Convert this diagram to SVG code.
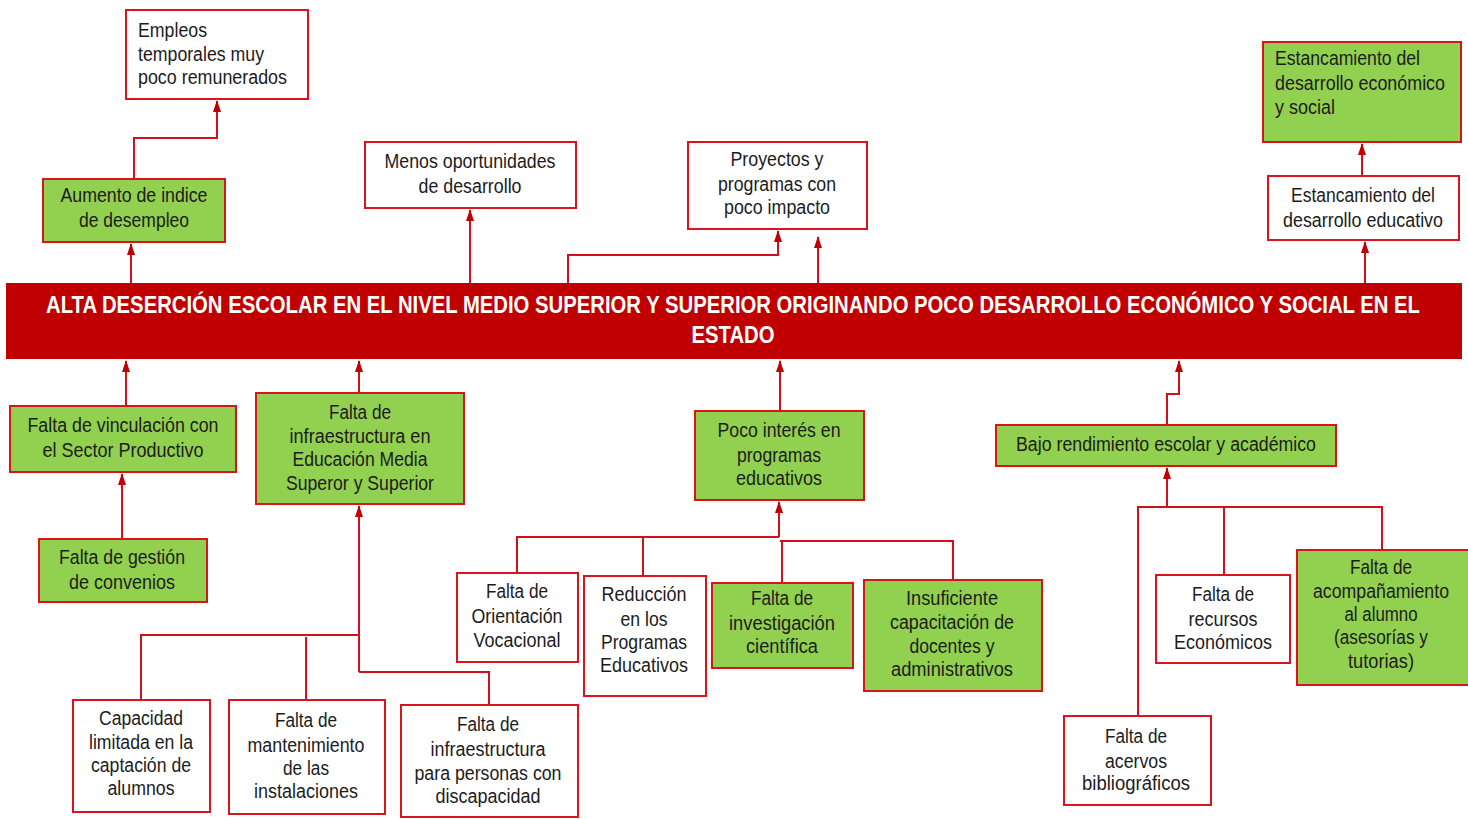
<svg xmlns="http://www.w3.org/2000/svg" width="1468" height="819" viewBox="0 0 1468 819">
<style>
.w{fill:#ffffff;stroke:#D8141C;stroke-width:2}
.g{fill:#92D050;stroke:#D8141C;stroke-width:2}
.t{font-family:"Liberation Sans",Arial,sans-serif;font-size:20px;fill:#1c1c1c;text-anchor:middle;dominant-baseline:central}
.s{text-anchor:start}
.b{font-family:"Liberation Sans",Arial,sans-serif;font-size:23px;font-weight:bold;fill:#ffffff;text-anchor:middle;dominant-baseline:central}
.c{fill:none;stroke:#D0101A;stroke-width:2}
.a{marker-end:url(#ah)}
</style>
<defs>
<marker id="ah" viewBox="0 0 12 8" refX="11" refY="4" markerWidth="12" markerHeight="8" markerUnits="userSpaceOnUse" orient="auto">
<path d="M0,0 L12,4 L0,8 z" fill="#C00000"/>
</marker>
</defs>
<rect width="1468" height="819" fill="#ffffff"/>

<g id="connectors">
<path class="c a" d="M131,283 V244"/>
<path class="c a" d="M134,179 V138 H217 V101"/>
<path class="c a" d="M470,283 V210"/>
<path class="c a" d="M568,283 V255 H778 V231"/>
<path class="c a" d="M818,283 V237"/>
<path class="c a" d="M1365,283 V242"/>
<path class="c a" d="M1362,176 V144"/>
<path class="c a" d="M126,406 V361"/>
<path class="c a" d="M122,539 V474"/>
<path class="c a" d="M359,393 V361"/>
<path class="c a" d="M780,411 V361"/>
<path class="c a" d="M1167,425 V394 H1179 V361"/>
<path class="c a" d="M359,672 V506"/>
<path class="c" d="M141,700 V635 H359"/>
<path class="c" d="M306,700 V637"/>
<path class="c" d="M489,705 V672 H359"/>
<path class="c a" d="M779,537 V502"/>
<path class="c" d="M517,573 V537 H779"/>
<path class="c" d="M643,576 V537"/>
<path class="c" d="M953,580 V541 H780"/>
<path class="c" d="M782,583 V541"/>
<path class="c a" d="M1167,507 V468"/>
<path class="c" d="M1138,716 V507 H1382 V550"/>
<path class="c" d="M1224,575 V507"/>
</g>

<g id="banner">
<rect x="6" y="283" width="1456" height="76" fill="#C00000"/>
<text class="b" x="733" y="305" textLength="1374" lengthAdjust="spacingAndGlyphs">ALTA DESERCIÓN ESCOLAR EN EL NIVEL MEDIO SUPERIOR Y SUPERIOR ORIGINANDO POCO DESARROLLO ECONÓMICO Y SOCIAL EN EL</text>
<text class="b" x="733" y="335" textLength="83" lengthAdjust="spacingAndGlyphs">ESTADO</text>
</g>

<g id="empleos">
<rect class="w" x="126" y="10" width="182" height="89"/>
<text class="t s" x="138" y="30" textLength="69" lengthAdjust="spacingAndGlyphs">Empleos</text>
<text class="t s" x="138" y="54" textLength="126" lengthAdjust="spacingAndGlyphs">temporales muy</text>
<text class="t s" x="138" y="77" textLength="149" lengthAdjust="spacingAndGlyphs">poco remunerados</text>
</g>

<g id="aumento">
<rect class="g" x="43" y="179" width="182" height="63"/>
<text class="t" x="134" y="195" textLength="147" lengthAdjust="spacingAndGlyphs">Aumento de indice</text>
<text class="t" x="134" y="220" textLength="110" lengthAdjust="spacingAndGlyphs">de desempleo</text>
</g>

<g id="menos">
<rect class="w" x="365" y="142" width="211" height="66"/>
<text class="t" x="470" y="161" textLength="171" lengthAdjust="spacingAndGlyphs">Menos oportunidades</text>
<text class="t" x="470" y="186" textLength="103" lengthAdjust="spacingAndGlyphs">de desarrollo</text>
</g>

<g id="proyectos">
<rect class="w" x="688" y="142" width="179" height="87"/>
<text class="t" x="777" y="159" textLength="93" lengthAdjust="spacingAndGlyphs">Proyectos y</text>
<text class="t" x="777" y="184" textLength="118" lengthAdjust="spacingAndGlyphs">programas con</text>
<text class="t" x="777" y="207" textLength="106" lengthAdjust="spacingAndGlyphs">poco impacto</text>
</g>

<g id="estancamiento-economico">
<rect class="g" x="1263" y="42" width="198" height="100"/>
<text class="t s" x="1275" y="58" textLength="145" lengthAdjust="spacingAndGlyphs">Estancamiento del</text>
<text class="t s" x="1275" y="83" textLength="170" lengthAdjust="spacingAndGlyphs">desarrollo económico</text>
<text class="t s" x="1275" y="107" textLength="60" lengthAdjust="spacingAndGlyphs">y social</text>
</g>

<g id="estancamiento-educativo">
<rect class="w" x="1268" y="176" width="191" height="64"/>
<text class="t" x="1363" y="195" textLength="144" lengthAdjust="spacingAndGlyphs">Estancamiento del</text>
<text class="t" x="1363" y="220" textLength="160" lengthAdjust="spacingAndGlyphs">desarrollo educativo</text>
</g>

<g id="vinculacion">
<rect class="g" x="10" y="406" width="226" height="66"/>
<text class="t" x="123" y="425" textLength="191" lengthAdjust="spacingAndGlyphs">Falta de vinculación con</text>
<text class="t" x="123" y="450" textLength="161" lengthAdjust="spacingAndGlyphs">el Sector Productivo</text>
</g>

<g id="gestion">
<rect class="g" x="39" y="539" width="168" height="63"/>
<text class="t" x="122" y="557" textLength="126" lengthAdjust="spacingAndGlyphs">Falta de gestión</text>
<text class="t" x="122" y="582" textLength="106" lengthAdjust="spacingAndGlyphs">de convenios</text>
</g>

<g id="infraestructura">
<rect class="g" x="256" y="393" width="208" height="111"/>
<text class="t" x="360" y="412" textLength="62" lengthAdjust="spacingAndGlyphs">Falta de</text>
<text class="t" x="360" y="436" textLength="141" lengthAdjust="spacingAndGlyphs">infraestructura en</text>
<text class="t" x="360" y="459" textLength="135" lengthAdjust="spacingAndGlyphs">Educación Media</text>
<text class="t" x="360" y="483" textLength="148" lengthAdjust="spacingAndGlyphs">Superor y Superior</text>
</g>

<g id="capacidad">
<rect class="w" x="73" y="700" width="137" height="112"/>
<text class="t" x="141" y="718" textLength="84" lengthAdjust="spacingAndGlyphs">Capacidad</text>
<text class="t" x="141" y="742" textLength="104" lengthAdjust="spacingAndGlyphs">limitada en la</text>
<text class="t" x="141" y="765" textLength="100" lengthAdjust="spacingAndGlyphs">captación de</text>
<text class="t" x="141" y="788" textLength="67" lengthAdjust="spacingAndGlyphs">alumnos</text>
</g>

<g id="mantenimiento">
<rect class="w" x="229" y="700" width="156" height="114"/>
<text class="t" x="306" y="720" textLength="62" lengthAdjust="spacingAndGlyphs">Falta de</text>
<text class="t" x="306" y="745" textLength="117" lengthAdjust="spacingAndGlyphs">mantenimiento</text>
<text class="t" x="306" y="768" textLength="46" lengthAdjust="spacingAndGlyphs">de las</text>
<text class="t" x="306" y="791" textLength="104" lengthAdjust="spacingAndGlyphs">instalaciones</text>
</g>

<g id="discapacidad">
<rect class="w" x="401" y="705" width="177" height="112"/>
<text class="t" x="488" y="724" textLength="62" lengthAdjust="spacingAndGlyphs">Falta de</text>
<text class="t" x="488" y="749" textLength="115" lengthAdjust="spacingAndGlyphs">infraestructura</text>
<text class="t" x="488" y="773" textLength="147" lengthAdjust="spacingAndGlyphs">para personas con</text>
<text class="t" x="488" y="796" textLength="105" lengthAdjust="spacingAndGlyphs">discapacidad</text>
</g>

<g id="poco-interes">
<rect class="g" x="695" y="411" width="169" height="89"/>
<text class="t" x="779" y="430" textLength="123" lengthAdjust="spacingAndGlyphs">Poco interés en</text>
<text class="t" x="779" y="455" textLength="84" lengthAdjust="spacingAndGlyphs">programas</text>
<text class="t" x="779" y="478" textLength="86" lengthAdjust="spacingAndGlyphs">educativos</text>
</g>

<g id="orientacion">
<rect class="w" x="457" y="573" width="121" height="89"/>
<text class="t" x="517" y="591" textLength="62" lengthAdjust="spacingAndGlyphs">Falta de</text>
<text class="t" x="517" y="616" textLength="91" lengthAdjust="spacingAndGlyphs">Orientación</text>
<text class="t" x="517" y="640" textLength="87" lengthAdjust="spacingAndGlyphs">Vocacional</text>
</g>

<g id="reduccion">
<rect class="w" x="584" y="576" width="122" height="120"/>
<text class="t" x="644" y="594" textLength="85" lengthAdjust="spacingAndGlyphs">Reducción</text>
<text class="t" x="644" y="619" textLength="47" lengthAdjust="spacingAndGlyphs">en los</text>
<text class="t" x="644" y="642" textLength="86" lengthAdjust="spacingAndGlyphs">Programas</text>
<text class="t" x="644" y="665" textLength="88" lengthAdjust="spacingAndGlyphs">Educativos</text>
</g>

<g id="investigacion">
<rect class="g" x="712" y="583" width="141" height="85"/>
<text class="t" x="782" y="598" textLength="62" lengthAdjust="spacingAndGlyphs">Falta de</text>
<text class="t" x="782" y="623" textLength="106" lengthAdjust="spacingAndGlyphs">investigación</text>
<text class="t" x="782" y="646" textLength="72" lengthAdjust="spacingAndGlyphs">científica</text>
</g>

<g id="insuficiente">
<rect class="g" x="864" y="580" width="178" height="111"/>
<text class="t" x="952" y="598" textLength="92" lengthAdjust="spacingAndGlyphs">Insuficiente</text>
<text class="t" x="952" y="622" textLength="124" lengthAdjust="spacingAndGlyphs">capacitación de</text>
<text class="t" x="952" y="646" textLength="85" lengthAdjust="spacingAndGlyphs">docentes y</text>
<text class="t" x="952" y="669" textLength="122" lengthAdjust="spacingAndGlyphs">administrativos</text>
</g>

<g id="bajo-rendimiento">
<rect class="g" x="996" y="425" width="340" height="41"/>
<text class="t" x="1166" y="444" textLength="300" lengthAdjust="spacingAndGlyphs">Bajo rendimiento escolar y académico</text>
</g>

<g id="recursos">
<rect class="w" x="1156" y="575" width="134" height="88"/>
<text class="t" x="1223" y="594" textLength="62" lengthAdjust="spacingAndGlyphs">Falta de</text>
<text class="t" x="1223" y="619" textLength="69" lengthAdjust="spacingAndGlyphs">recursos</text>
<text class="t" x="1223" y="642" textLength="98" lengthAdjust="spacingAndGlyphs">Económicos</text>
</g>

<g id="acompanamiento">
<rect class="g" x="1297" y="550" width="172" height="135"/>
<text class="t" x="1381" y="567" textLength="62" lengthAdjust="spacingAndGlyphs">Falta de</text>
<text class="t" x="1381" y="591" textLength="136" lengthAdjust="spacingAndGlyphs">acompañamiento</text>
<text class="t" x="1381" y="614" textLength="73" lengthAdjust="spacingAndGlyphs">al alumno</text>
<text class="t" x="1381" y="637" textLength="94" lengthAdjust="spacingAndGlyphs">(asesorías y</text>
<text class="t" x="1381" y="661" textLength="66" lengthAdjust="spacingAndGlyphs">tutorias)</text>
</g>

<g id="acervos">
<rect class="w" x="1064" y="716" width="147" height="89"/>
<text class="t" x="1136" y="736" textLength="62" lengthAdjust="spacingAndGlyphs">Falta de</text>
<text class="t" x="1136" y="761" textLength="62" lengthAdjust="spacingAndGlyphs">acervos</text>
<text class="t" x="1136" y="783" textLength="108" lengthAdjust="spacingAndGlyphs">bibliográficos</text>
</g>
</svg>
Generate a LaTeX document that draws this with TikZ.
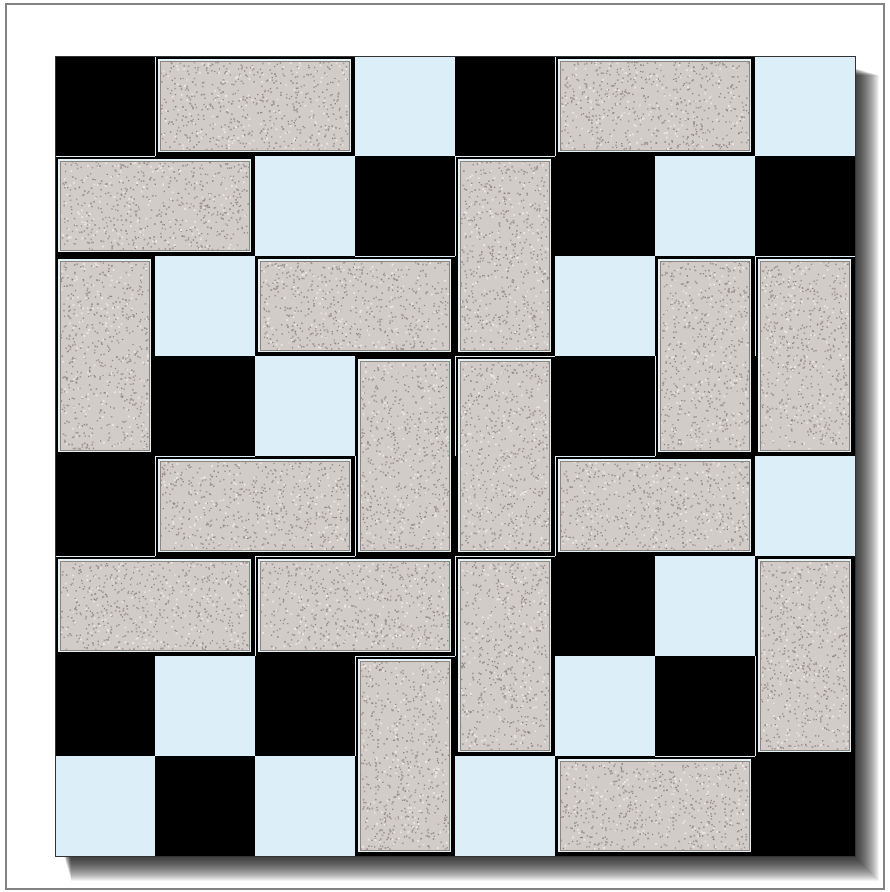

## Your goal
Where a line in the material above holds "this", copy that line.

## Output
Convert this diagram to SVG code.
Generate a LaTeX document that draws this with TikZ.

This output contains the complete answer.